Sunday, April 12, 2009
Gran Torino is a movie directed by and starring Clint Eastwood. The movie takes place in a neighborhood that has changed a lot since Walt (Clint Eastwood) had started living there. Walt's wife is dead at the beginning and you are lead to believe that she was the one shining light in his life, the one thing keeping him following a good road. Walt is a troubled man that fought in the Korean war and has many demons because of it. He's also a racist man who can't come to terms with the way his neighborhood is changing.
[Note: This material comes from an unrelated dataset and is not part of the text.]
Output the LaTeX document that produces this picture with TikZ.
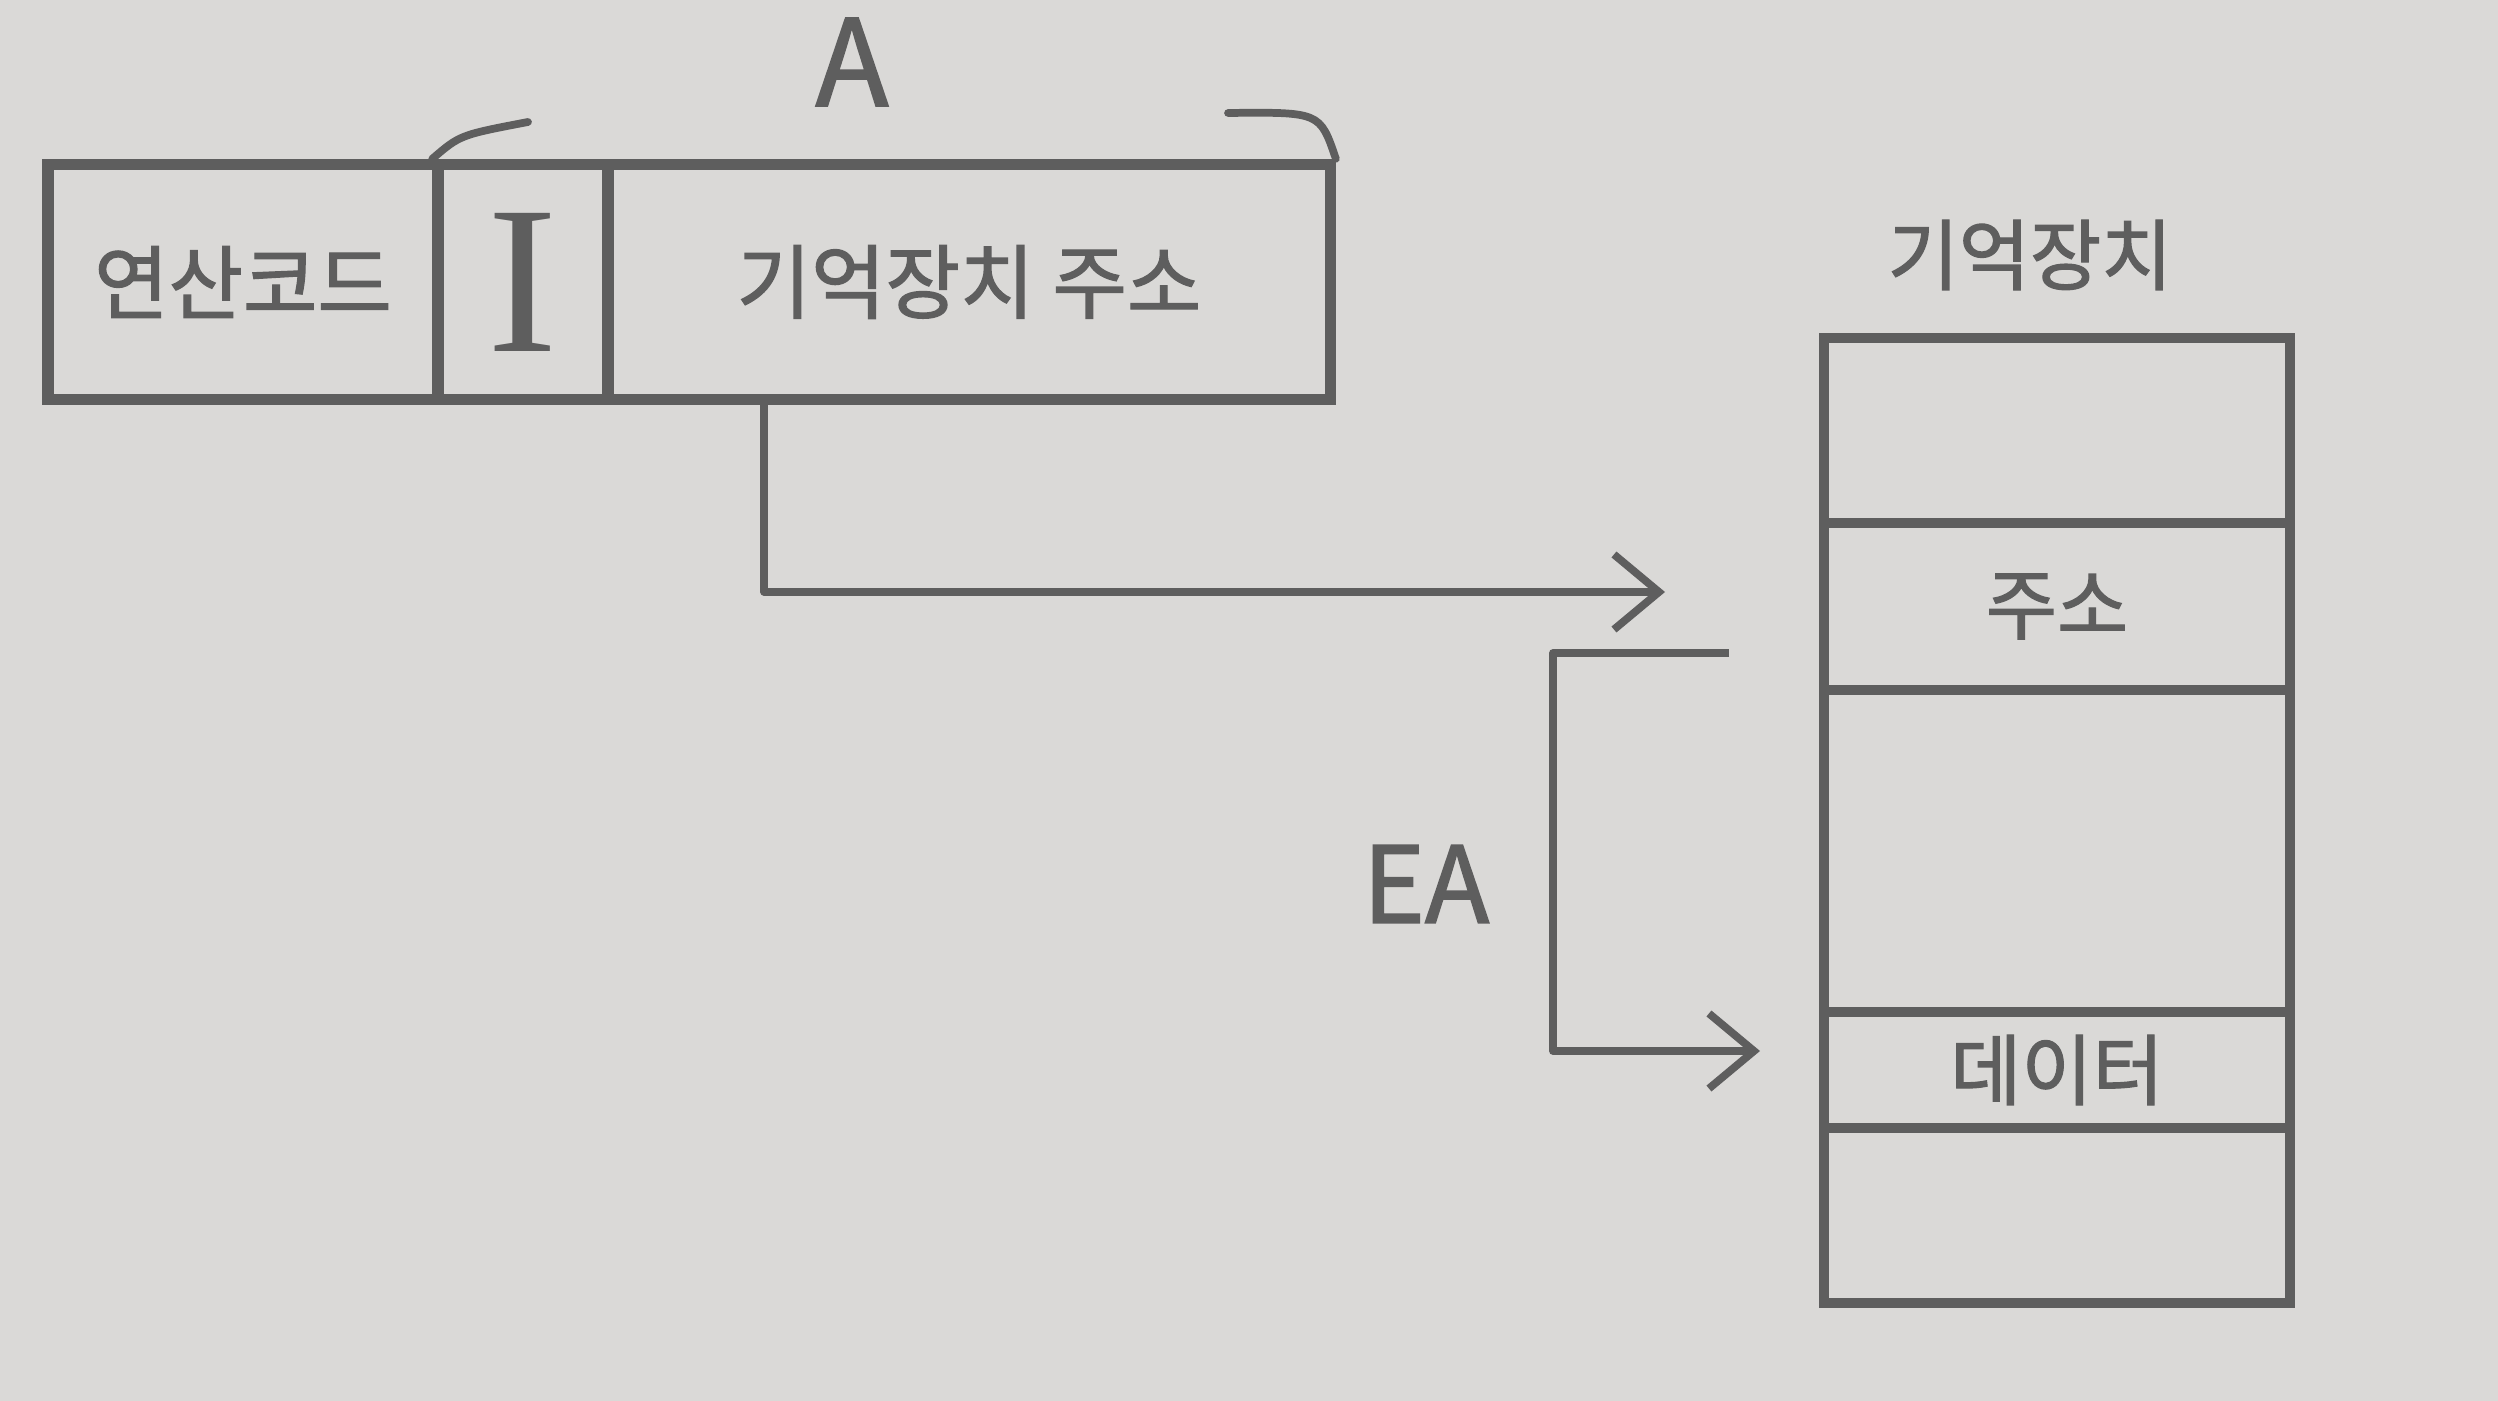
\documentclass[tikz,border=0pt]{standalone}
\usepackage{fontspec}
\newfontfamily\kr[FakeBold=1.6]{Noto Sans CJK KR}
\newfontfamily\serifI{Liberation Serif}
\usetikzlibrary{arrows.meta,calc}
\definecolor{paper}{HTML}{DAD9D7}
\definecolor{ink}{HTML}{5E5E5E}
\tikzset{
 field/.style={draw=ink, line width=3.2pt, minimum height=2.35cm, inner sep=0pt, anchor=center, text=ink, font=\kr\fontsize{23}{27}\selectfont},
 cell/.style={draw=ink, line width=2.8pt, minimum width=4.66cm, inner sep=0pt, text=ink, font=\kr\fontsize{22}{26}\selectfont},
 lbl/.style={text=ink, inner sep=0pt, font=\kr\fontsize{22}{26}\selectfont},
 arr/.style={draw=ink, line width=2.2pt, -{Straight Barb[length=4.5mm,width=7.5mm,line width=2.2pt]}, line join=round},
 brk/.style={draw=ink, line width=2.2pt, line cap=round},
}
\begin{document}
\begin{tikzpicture}[x=0.01cm,y=-0.01cm]
\fill[paper] (0,0) rectangle (2498,1401);
\useasboundingbox (0,0) rectangle (2498,1401);
% instruction
\node[field, minimum width=3.9cm] (op) at (243,282) {연산코드};
\node[field, minimum width=1.7cm, font=\serifI\fontsize{60}{64}\selectfont] (ibit) at (523,282) {\raisebox{-0.5ex}{I}};
\node[field, minimum width=7.22cm] (addr) at (969,282) {기억장치 주소};
% bracket A
\coordinate (bl) at (528,122);
\draw[brk] (ibit.north west) .. controls (460,135) .. (bl);
\coordinate (br) at (1228,113);
\draw[brk] (br) .. controls (1320,112) .. (addr.north east);
\node[lbl, font=\kr\fontsize{34}{40}\selectfont] (lA) at (852,62) {A};
% memory
\node[lbl] (mt) at (2030,255) {기억장치};
\node[cell, minimum height=1.85cm] (m1) at (2057,430.5) {};
\node[cell, minimum height=1.67cm] (m2) at (2057,606.5) {주소};
\node[cell, minimum height=3.22cm] (m3) at (2057,851) {};
\node[cell, minimum height=1.16cm] (m4) at (2057,1070) {데이터};
\node[cell, minimum height=1.75cm] (m5) at (2057,1215.5) {};
% arrow from address field
\coordinate (p1) at (1665,592);
\draw[arr] ([xshift=1.62cm]addr.south west) |- (p1);
% EA arrow
\coordinate (e0) at (1729,653);
\coordinate (e1) at (1553,1051);
\coordinate (e2) at (1760,1051);
\draw[arr] (e0) -| (e1) -- (e2);
\node[lbl, font=\kr\fontsize{30}{36}\selectfont] (lEA) at (1426,884) {EA};
\end{tikzpicture}
\end{document}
Walt owns a vintage mint condition Gran Torino, coveted by everyone who sees it. His neighbor Thao unwillingly tries to steal it because his cousin, who is in a gang, forces him to. Walt fights back and so their stories connect. Later the boy is in trouble with that same gang in Walt's lawn and Walt scares them off with a gun to protect his lawn. After that, even though Walt fights it all he can, his life and lives of the family next door are forever connected. Walt tries to protect his new friends from the life that they must inevitably become part of with intimidation and a lack of caring that only can belong to someone who's seen the ugliest side of man in others and himself (they reference the war often).
Most of the acting around Clint Eastwood was pretty weak. The actor who played the priest and the actor who played Thao in particular were very very bad. Clint Eastwood just grunting and sneering at people made for better acting than most of the characters in this movie.
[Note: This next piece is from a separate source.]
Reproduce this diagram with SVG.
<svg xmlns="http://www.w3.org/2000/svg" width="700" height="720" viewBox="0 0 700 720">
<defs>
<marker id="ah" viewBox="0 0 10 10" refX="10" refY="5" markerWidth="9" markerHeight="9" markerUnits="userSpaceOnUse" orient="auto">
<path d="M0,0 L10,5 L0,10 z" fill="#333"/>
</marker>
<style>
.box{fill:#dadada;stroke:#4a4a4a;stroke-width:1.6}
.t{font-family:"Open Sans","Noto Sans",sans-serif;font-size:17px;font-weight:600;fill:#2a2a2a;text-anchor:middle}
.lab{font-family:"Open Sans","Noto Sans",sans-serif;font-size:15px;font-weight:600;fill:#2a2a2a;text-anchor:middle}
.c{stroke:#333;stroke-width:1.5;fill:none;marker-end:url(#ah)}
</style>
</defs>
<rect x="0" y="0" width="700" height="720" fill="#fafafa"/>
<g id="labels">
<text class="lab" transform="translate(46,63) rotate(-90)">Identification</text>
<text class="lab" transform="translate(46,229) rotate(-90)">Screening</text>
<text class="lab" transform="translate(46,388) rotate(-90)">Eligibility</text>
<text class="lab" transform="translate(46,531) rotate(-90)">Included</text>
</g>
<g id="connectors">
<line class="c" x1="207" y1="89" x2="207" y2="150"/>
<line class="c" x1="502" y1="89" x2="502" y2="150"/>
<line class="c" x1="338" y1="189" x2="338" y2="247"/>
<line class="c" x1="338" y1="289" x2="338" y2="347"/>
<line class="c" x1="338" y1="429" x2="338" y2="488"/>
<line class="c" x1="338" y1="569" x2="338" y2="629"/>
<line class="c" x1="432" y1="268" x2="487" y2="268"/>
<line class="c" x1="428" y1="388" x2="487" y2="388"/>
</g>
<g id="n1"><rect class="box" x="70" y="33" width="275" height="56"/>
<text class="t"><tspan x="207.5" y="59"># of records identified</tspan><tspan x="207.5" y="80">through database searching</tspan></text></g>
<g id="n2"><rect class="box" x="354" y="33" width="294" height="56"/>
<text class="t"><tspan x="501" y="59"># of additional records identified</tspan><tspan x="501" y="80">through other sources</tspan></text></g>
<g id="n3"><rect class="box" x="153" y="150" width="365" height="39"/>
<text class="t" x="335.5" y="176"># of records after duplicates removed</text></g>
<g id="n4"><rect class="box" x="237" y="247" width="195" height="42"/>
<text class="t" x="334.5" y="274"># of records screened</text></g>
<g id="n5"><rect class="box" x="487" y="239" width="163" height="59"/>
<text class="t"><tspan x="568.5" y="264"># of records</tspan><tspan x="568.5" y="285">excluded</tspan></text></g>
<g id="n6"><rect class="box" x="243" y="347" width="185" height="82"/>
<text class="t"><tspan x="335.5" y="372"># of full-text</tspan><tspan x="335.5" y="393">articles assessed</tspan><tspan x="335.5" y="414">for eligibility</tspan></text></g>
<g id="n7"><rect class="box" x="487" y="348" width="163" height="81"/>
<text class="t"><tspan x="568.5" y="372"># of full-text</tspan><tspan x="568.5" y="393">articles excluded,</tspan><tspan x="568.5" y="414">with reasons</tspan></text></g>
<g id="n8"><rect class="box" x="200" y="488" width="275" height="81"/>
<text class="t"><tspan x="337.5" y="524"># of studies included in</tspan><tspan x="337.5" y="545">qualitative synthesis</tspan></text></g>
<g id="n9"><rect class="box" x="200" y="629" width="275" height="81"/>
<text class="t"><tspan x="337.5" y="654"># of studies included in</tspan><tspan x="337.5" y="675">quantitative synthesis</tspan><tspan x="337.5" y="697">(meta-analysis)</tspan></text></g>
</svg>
Another problem for me was the way that Walt's character was used. I was a huge fan of Clint Eastwood growing up and I thought that he was one of the most imposing actors around. In this movie Eastwood masterfully plays the role of an old man who is behind the times and doesn't really fit in modern society. He was once a war hero who is now a feeble old man who refuses to admit that to himself. In a way you feel bad for this racist bastard because of what he's had to go through in his life and the way he is treated by his loved ones (though most of that is his own fault). With all of this built up, we are lead to believe that Walt (because he's Clint Eastood) can strike fear into the hearts of gangs with "old-fashioned" guts. We are also lead to believe that this racist old man not only befriends an Asian family next door but comes into their home as a welcomed guest and still calls them racial slurs to their faces. I wasn't necessarily offended, I think the movie thought that it was more groundbreaking racially than it was, I just found it hard to believe.
In the end this movie falls flat. It leaves you wondering what their message really was and if you really care enough to try and think about what it was. The ending felt like an odd mix of Joe Schumacher's Falling Down and a old Adam West Batman show.